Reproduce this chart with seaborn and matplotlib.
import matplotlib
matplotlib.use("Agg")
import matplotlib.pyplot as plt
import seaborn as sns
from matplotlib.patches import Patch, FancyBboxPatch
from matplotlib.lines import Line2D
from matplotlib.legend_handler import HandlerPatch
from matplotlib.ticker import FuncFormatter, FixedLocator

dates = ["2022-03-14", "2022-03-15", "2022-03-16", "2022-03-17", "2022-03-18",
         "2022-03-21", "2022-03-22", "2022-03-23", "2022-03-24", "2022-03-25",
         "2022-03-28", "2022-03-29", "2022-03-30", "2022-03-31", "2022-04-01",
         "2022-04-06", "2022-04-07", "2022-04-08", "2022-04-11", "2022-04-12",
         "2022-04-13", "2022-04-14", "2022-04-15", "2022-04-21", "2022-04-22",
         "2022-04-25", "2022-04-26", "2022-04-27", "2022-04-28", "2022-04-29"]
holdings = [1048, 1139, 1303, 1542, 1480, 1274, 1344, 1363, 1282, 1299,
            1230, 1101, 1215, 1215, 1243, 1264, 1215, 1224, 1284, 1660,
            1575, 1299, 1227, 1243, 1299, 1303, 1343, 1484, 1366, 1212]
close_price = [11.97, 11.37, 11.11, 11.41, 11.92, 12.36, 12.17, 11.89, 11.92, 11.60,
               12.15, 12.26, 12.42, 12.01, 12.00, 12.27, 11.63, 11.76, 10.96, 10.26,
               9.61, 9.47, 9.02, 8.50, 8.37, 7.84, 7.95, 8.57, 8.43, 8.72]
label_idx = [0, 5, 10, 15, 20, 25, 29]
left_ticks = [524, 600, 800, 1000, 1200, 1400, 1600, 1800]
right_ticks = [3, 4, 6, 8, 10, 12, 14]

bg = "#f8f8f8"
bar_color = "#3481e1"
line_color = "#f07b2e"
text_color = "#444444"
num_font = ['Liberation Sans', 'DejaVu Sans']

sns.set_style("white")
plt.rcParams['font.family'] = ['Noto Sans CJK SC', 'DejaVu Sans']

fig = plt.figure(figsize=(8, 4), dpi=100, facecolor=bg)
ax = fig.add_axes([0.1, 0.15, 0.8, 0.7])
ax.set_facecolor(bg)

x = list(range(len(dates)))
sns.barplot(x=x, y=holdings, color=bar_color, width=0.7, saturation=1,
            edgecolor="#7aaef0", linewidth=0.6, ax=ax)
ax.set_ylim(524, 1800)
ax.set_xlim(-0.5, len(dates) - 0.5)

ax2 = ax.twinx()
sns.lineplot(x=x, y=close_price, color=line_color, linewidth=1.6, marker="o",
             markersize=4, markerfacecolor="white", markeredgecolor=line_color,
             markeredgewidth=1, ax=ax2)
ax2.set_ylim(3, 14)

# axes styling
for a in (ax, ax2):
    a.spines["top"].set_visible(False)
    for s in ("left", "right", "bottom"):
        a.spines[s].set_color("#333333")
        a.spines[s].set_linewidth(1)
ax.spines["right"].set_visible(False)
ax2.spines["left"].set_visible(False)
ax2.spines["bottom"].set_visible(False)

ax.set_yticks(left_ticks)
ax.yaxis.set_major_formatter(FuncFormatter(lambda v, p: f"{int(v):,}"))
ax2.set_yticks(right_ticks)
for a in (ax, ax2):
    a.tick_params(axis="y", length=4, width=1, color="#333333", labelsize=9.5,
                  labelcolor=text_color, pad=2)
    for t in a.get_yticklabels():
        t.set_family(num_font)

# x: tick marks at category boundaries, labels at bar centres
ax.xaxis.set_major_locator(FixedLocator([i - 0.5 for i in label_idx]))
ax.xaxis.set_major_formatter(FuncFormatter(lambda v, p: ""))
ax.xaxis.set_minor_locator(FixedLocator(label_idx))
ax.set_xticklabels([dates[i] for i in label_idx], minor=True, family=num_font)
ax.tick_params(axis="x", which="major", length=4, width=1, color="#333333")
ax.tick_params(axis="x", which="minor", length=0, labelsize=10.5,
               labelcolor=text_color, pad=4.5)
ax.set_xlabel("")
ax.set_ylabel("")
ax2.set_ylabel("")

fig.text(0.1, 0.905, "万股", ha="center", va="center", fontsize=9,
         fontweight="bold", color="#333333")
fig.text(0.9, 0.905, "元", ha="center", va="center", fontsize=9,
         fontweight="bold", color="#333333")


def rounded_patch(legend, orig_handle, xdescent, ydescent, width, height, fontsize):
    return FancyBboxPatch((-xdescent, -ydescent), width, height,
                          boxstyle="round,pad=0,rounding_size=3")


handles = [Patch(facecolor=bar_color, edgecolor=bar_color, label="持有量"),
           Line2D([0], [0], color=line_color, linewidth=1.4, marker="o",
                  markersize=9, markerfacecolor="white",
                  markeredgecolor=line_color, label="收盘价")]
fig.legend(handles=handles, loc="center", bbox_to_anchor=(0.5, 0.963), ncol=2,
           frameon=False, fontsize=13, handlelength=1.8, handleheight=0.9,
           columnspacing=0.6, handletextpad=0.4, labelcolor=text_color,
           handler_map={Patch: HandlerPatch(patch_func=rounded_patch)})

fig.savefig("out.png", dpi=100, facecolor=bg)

________________________________________

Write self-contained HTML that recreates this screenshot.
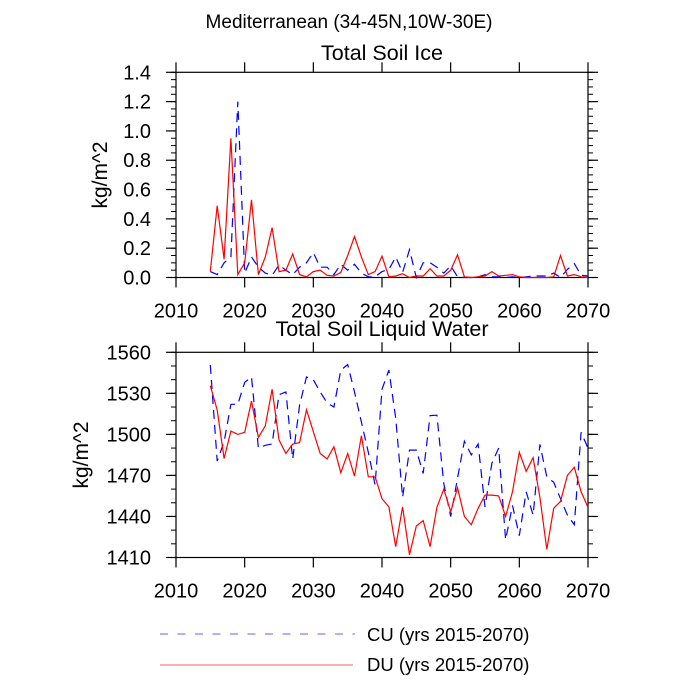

________________________________________

▶ [TO BE DONE]:
From the records above, pull out each line that has "seaborn".

▶ [FULL RESPONSE]:
Reproduce this chart with seaborn and matplotlib.
import seaborn as sns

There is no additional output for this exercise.